To say Åkerlund is hands-on is an understatement. He literally worked on construction for the first eight cafes. And he's more than capable in that regard; he saved up enough to open the first FIKA by personally flipping properties in Sweden. Growth has allowed him to step away from fabrication to focus on cafe operations while still designing the stores. And just like the cafes themselves, the design is a blend of Swedish and American elements. The furniture comes from the Swedish firm Johanson Design, for whom his shops serve as a showroom of sorts. Woodworking is done to his specifications in the Bronx, and marble fabrication is done in Brooklyn. The result is a clean and crisp Scandinavian feel of industrial utility that's broken up and softened with organic shapes and a few brightly colored elements. The continuity of menu and design spans all of the shops—from the oversized black-and-white photos to the white Synesso Cyncra espresso machines, Compak grinders, and FETCO batch brewers.

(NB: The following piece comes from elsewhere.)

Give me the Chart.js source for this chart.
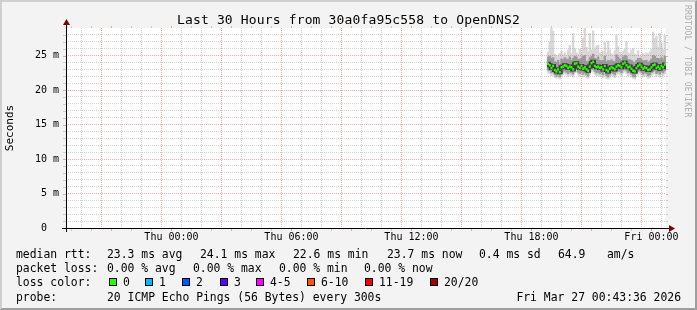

Despite the success, Åkerlund insists his mission is not profit-driven. He just wants to be great—the best, actually. And for him, this means conscientious sourcing and relationships with farmers. It means roasting locally. It means getting the best ingredients. When the recession hit, Åkerlund made a concerted effort to move as many of his purchases to be American-made as were possible. He also makes every effort to be as environmentally friendly; even some of the furniture is made from recycled materials. And he likes to give back and gets excited about non-profit activity in the US, working with the Go Campaign charity.
Åkerlund likes to refer to FIKA the cafe as “Born in Sweden and raised in America.” As a thank you for helping raise her, Åkerlund is imploring us to treat ourselves to a fika: to take a break, meet face-to-face, drink some unpretentious coffee, eat some quality food, and have some award-winning chocolate.